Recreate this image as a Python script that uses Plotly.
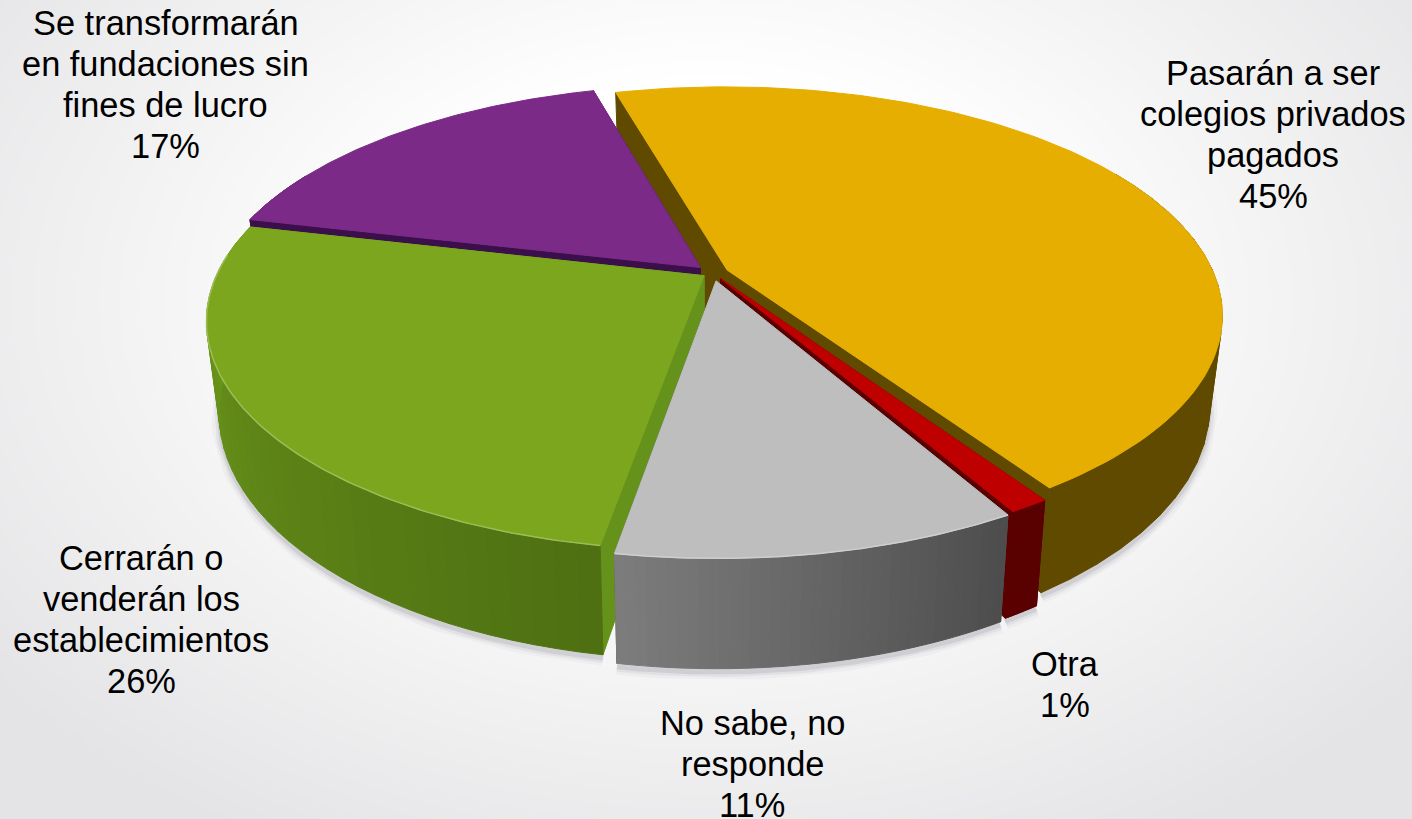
import numpy as np
import plotly.graph_objects as go

categories = ["Pasarán a ser<br>colegios privados<br>pagados", "Otra", "No sabe, no<br>responde",
              "Cerrarán o<br>venderán los<br>establecimientos", "Se transformarán<br>en fundaciones sin<br>fines de lucro"]
percent_labels = ["45%", "1%", "11%", "26%", "17%"]
values = [45.0, 1.1, 10.9, 26.0, 17.0]
top_colors = ["#E5AE00", "#BE0000", "#BEBEBE", "#7CA61E", "#7B2A87"]
wall_colors = ["#5F4A00", "#5A0000", "#555555", "#65921A", "#3B0F4B"]
rim_left = ["#5F4A00", "#5A0000", "#7C7C7C", "#6F9C1C", "#3B0F4B"]
rim_right = ["#5F4A00", "#5A0000", "#4D4D4D", "#4E7012", "#3B0F4B"]
explode = [0.032, 0.030, 0.036, 0.022, 0.036]
label_x = [1273, 1065, 752, 141, 165.5]
label_y = [134.5, 684.5, 764, 619.5, 84.5]

W, H = 1412, 819
X0, Y0, A, B, K, D, SHR = 713, 273, 486.5, 220, 0.195, 88, 0.025
START = -15.5
PITCH = 40.7


def proj(u, v, z=0.0):
    w = 1 + K * v
    s = 1 - SHR * z
    return X0 + A * u / w * s, Y0 - B * v / w + D * z / w


def poly(fig, pts, fill, line=None, lw=1):
    xs = [p[0] for p in pts] + [pts[0][0]]
    ys = [p[1] for p in pts] + [pts[0][1]]
    fig.add_trace(go.Scatter(x=xs, y=ys, mode="lines", fill="toself", fillcolor=fill,
                             line=dict(color=line or fill, width=lw), hoverinfo="skip", showlegend=False))


def mix(c1, c2, t):
    a = [int(c1[i:i + 2], 16) for i in (1, 3, 5)]
    b = [int(c2[i:i + 2], 16) for i in (1, 3, 5)]
    return "#%02X%02X%02X" % tuple(int(round(a[i] + (b[i] - a[i]) * t)) for i in range(3))


total = sum(values)
geo = []
cur = START
for val, e in zip(values, explode):
    a0, a1 = cur, cur + val / total * 360
    cur = a1
    m = np.radians((a0 + a1) / 2)
    geo.append((np.radians(a0), np.radians(a1), e * np.sin(m), e * np.cos(m)))

fig = go.Figure()

# background
gx = np.linspace(0, W, 71)
gy = np.linspace(0, H, 41)
xx, yy = np.meshgrid(gx, gy)
r = np.sqrt(((xx - 706) / 900) ** 2 + ((yy - 300) / 620) ** 2)
fig.add_trace(go.Heatmap(x=gx, y=gy, z=np.clip(r, 0.35, 1.0), zmin=0.35, zmax=1.0, zsmooth="best",
                         colorscale=[[0, "#FFFFFF"], [1, "#E4E4E6"]], showscale=False, hoverinfo="skip"))

# soft shadow under the pie
for width, alpha in [(16, 0.04), (10, 0.07), (5, 0.12)]:
    sx, sy = [], []
    for (a0, a1, ou, ov) in geo:
        t = np.linspace(a0, a1, 60)
        keep = np.cos(t) < 0.35
        t = t[keep]
        if len(t) == 0:
            continue
        p = [proj(np.sin(a) + ou, np.cos(a) + ov, 1.03) for a in t]
        sx += [q[0] for q in p] + [None]
        sy += [q[1] for q in p] + [None]
    fig.add_trace(go.Scatter(x=sx, y=sy, mode="lines", line=dict(color=f"rgba(70,70,90,{alpha})", width=width),
                             hoverinfo="skip", showlegend=False))

order = [0, 4, 3, 1, 2]
for i in order:
    a0, a1, ou, ov = geo[i]
    ap = (ou, ov)
    pt = lambda a, z: proj(np.sin(a) + ou, np.cos(a) + ov, z)
    # radial walls
    poly(fig, [pt(a0, 0), proj(*ap, 0), proj(*ap, 1), pt(a0, 1)], wall_colors[i])
    poly(fig, [pt(a1, 0), proj(*ap, 0), proj(*ap, 1), pt(a1, 1)], wall_colors[i])
    # outer wall, in narrow shaded strips
    n = 40
    edges = np.linspace(a0, a1, n + 1)
    for j in range(n):
        b0, b1 = edges[j], edges[j + 1]
        if np.cos((b0 + b1) / 2) > 0.45:
            continue
        col = mix(rim_right[i], rim_left[i], j / (n - 1))
        poly(fig, [pt(b0, 0), pt(b1, 0), pt(b1, 1), pt(b0, 1)], col)
    # top face
    t = np.linspace(a0, a1, 120)
    top = [proj(*ap, 0)] + [pt(a, 0) for a in t]
    poly(fig, top, top_colors[i])
    # thin bright rim
    if i in (2, 3):
        tt = t[np.cos(t) < 0.1]
        p = [pt(a, 0) for a in tt]
        fig.add_trace(go.Scatter(x=[q[0] for q in p], y=[q[1] for q in p], mode="lines",
                                 line=dict(color=mix(top_colors[i], "#FFFFFF", 0.25), width=1.5),
                                 hoverinfo="skip", showlegend=False))

for i, cat in enumerate(categories):
    lines = cat.split("<br>") + [percent_labels[i]]
    for j, line in enumerate(lines):
        fig.add_annotation(x=label_x[i], y=label_y[i] + (j - (len(lines) - 1) / 2) * PITCH, text=line,
                           showarrow=False, xanchor="center", yanchor="middle", align="center",
                           font=dict(family="Liberation Sans", size=34.4, color="#000000"))

fig.update_layout(width=W, height=H, margin=dict(l=0, r=0, t=0, b=0), paper_bgcolor="#FFFFFF",
                  plot_bgcolor="#FFFFFF", showlegend=False,
                  xaxis=dict(range=[0, W], visible=False, fixedrange=True),
                  yaxis=dict(range=[H, 0], visible=False, fixedrange=True))
fig.write_html("out.html", config={"displayModeBar": False},
               post_script="document.body.style.margin='0';document.documentElement.style.overflow='hidden';")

Problem to solve: Transcribe each line above verbatim, with the pictures left out.

Reply to the task:
Recreate this image as a Python script that uses Plotly.
import numpy as np
import plotly.graph_objects as go

categories = ["Pasarán a ser<br>colegios privados<br>pagados", "Otra", "No sabe, no<br>responde",
              "Cerrarán o<br>venderán los<br>establecimientos", "Se transformarán<br>en fundaciones sin<br>fines de lucro"]
percent_labels = ["45%", "1%", "11%", "26%", "17%"]
values = [45.0, 1.1, 10.9, 26.0, 17.0]
top_colors = ["#E5AE00", "#BE0000", "#BEBEBE", "#7CA61E", "#7B2A87"]
wall_colors = ["#5F4A00", "#5A0000", "#555555", "#65921A", "#3B0F4B"]
rim_left = ["#5F4A00", "#5A0000", "#7C7C7C", "#6F9C1C", "#3B0F4B"]
rim_right = ["#5F4A00", "#5A0000", "#4D4D4D", "#4E7012", "#3B0F4B"]
explode = [0.032, 0.030, 0.036, 0.022, 0.036]
label_x = [1273, 1065, 752, 141, 165.5]
label_y = [134.5, 684.5, 764, 619.5, 84.5]

W, H = 1412, 819
X0, Y0, A, B, K, D, SHR = 713, 273, 486.5, 220, 0.195, 88, 0.025
START = -15.5
PITCH = 40.7


def proj(u, v, z=0.0):
    w = 1 + K * v
    s = 1 - SHR * z
    return X0 + A * u / w * s, Y0 - B * v / w + D * z / w


def poly(fig, pts, fill, line=None, lw=1):
    xs = [p[0] for p in pts] + [pts[0][0]]
    ys = [p[1] for p in pts] + [pts[0][1]]
    fig.add_trace(go.Scatter(x=xs, y=ys, mode="lines", fill="toself", fillcolor=fill,
                             line=dict(color=line or fill, width=lw), hoverinfo="skip", showlegend=False))


def mix(c1, c2, t):
    a = [int(c1[i:i + 2], 16) for i in (1, 3, 5)]
    b = [int(c2[i:i + 2], 16) for i in (1, 3, 5)]
    return "#%02X%02X%02X" % tuple(int(round(a[i] + (b[i] - a[i]) * t)) for i in range(3))


total = sum(values)
geo = []
cur = START
for val, e in zip(values, explode):
    a0, a1 = cur, cur + val / total * 360
    cur = a1
    m = np.radians((a0 + a1) / 2)
    geo.append((np.radians(a0), np.radians(a1), e * np.sin(m), e * np.cos(m)))

fig = go.Figure()

# background
gx = np.linspace(0, W, 71)
gy = np.linspace(0, H, 41)
xx, yy = np.meshgrid(gx, gy)
r = np.sqrt(((xx - 706) / 900) ** 2 + ((yy - 300) / 620) ** 2)
fig.add_trace(go.Heatmap(x=gx, y=gy, z=np.clip(r, 0.35, 1.0), zmin=0.35, zmax=1.0, zsmooth="best",
                         colorscale=[[0, "#FFFFFF"], [1, "#E4E4E6"]], showscale=False, hoverinfo="skip"))

# soft shadow under the pie
for width, alpha in [(16, 0.04), (10, 0.07), (5, 0.12)]:
    sx, sy = [], []
    for (a0, a1, ou, ov) in geo:
        t = np.linspace(a0, a1, 60)
        keep = np.cos(t) < 0.35
        t = t[keep]
        if len(t) == 0:
            continue
        p = [proj(np.sin(a) + ou, np.cos(a) + ov, 1.03) for a in t]
        sx += [q[0] for q in p] + [None]
        sy += [q[1] for q in p] + [None]
    fig.add_trace(go.Scatter(x=sx, y=sy, mode="lines", line=dict(color=f"rgba(70,70,90,{alpha})", width=width),
                             hoverinfo="skip", showlegend=False))

order = [0, 4, 3, 1, 2]
for i in order:
    a0, a1, ou, ov = geo[i]
    ap = (ou, ov)
    pt = lambda a, z: proj(np.sin(a) + ou, np.cos(a) + ov, z)
    # radial walls
    poly(fig, [pt(a0, 0), proj(*ap, 0), proj(*ap, 1), pt(a0, 1)], wall_colors[i])
    poly(fig, [pt(a1, 0), proj(*ap, 0), proj(*ap, 1), pt(a1, 1)], wall_colors[i])
    # outer wall, in narrow shaded strips
    n = 40
    edges = np.linspace(a0, a1, n + 1)
    for j in range(n):
        b0, b1 = edges[j], edges[j + 1]
        if np.cos((b0 + b1) / 2) > 0.45:
            continue
        col = mix(rim_right[i], rim_left[i], j / (n - 1))
        poly(fig, [pt(b0, 0), pt(b1, 0), pt(b1, 1), pt(b0, 1)], col)
    # top face
    t = np.linspace(a0, a1, 120)
    top = [proj(*ap, 0)] + [pt(a, 0) for a in t]
    poly(fig, top, top_colors[i])
    # thin bright rim
    if i in (2, 3):
        tt = t[np.cos(t) < 0.1]
        p = [pt(a, 0) for a in tt]
        fig.add_trace(go.Scatter(x=[q[0] for q in p], y=[q[1] for q in p], mode="lines",
                                 line=dict(color=mix(top_colors[i], "#FFFFFF", 0.25), width=1.5),
                                 hoverinfo="skip", showlegend=False))

for i, cat in enumerate(categories):
    lines = cat.split("<br>") + [percent_labels[i]]
    for j, line in enumerate(lines):
        fig.add_annotation(x=label_x[i], y=label_y[i] + (j - (len(lines) - 1) / 2) * PITCH, text=line,
                           showarrow=False, xanchor="center", yanchor="middle", align="center",
                           font=dict(family="Liberation Sans", size=34.4, color="#000000"))

fig.update_layout(width=W, height=H, margin=dict(l=0, r=0, t=0, b=0), paper_bgcolor="#FFFFFF",
                  plot_bgcolor="#FFFFFF", showlegend=False,
                  xaxis=dict(range=[0, W], visible=False, fixedrange=True),
                  yaxis=dict(range=[H, 0], visible=False, fixedrange=True))
fig.write_html("out.html", config={"displayModeBar": False},
               post_script="document.body.style.margin='0';document.documentElement.style.overflow='hidden';")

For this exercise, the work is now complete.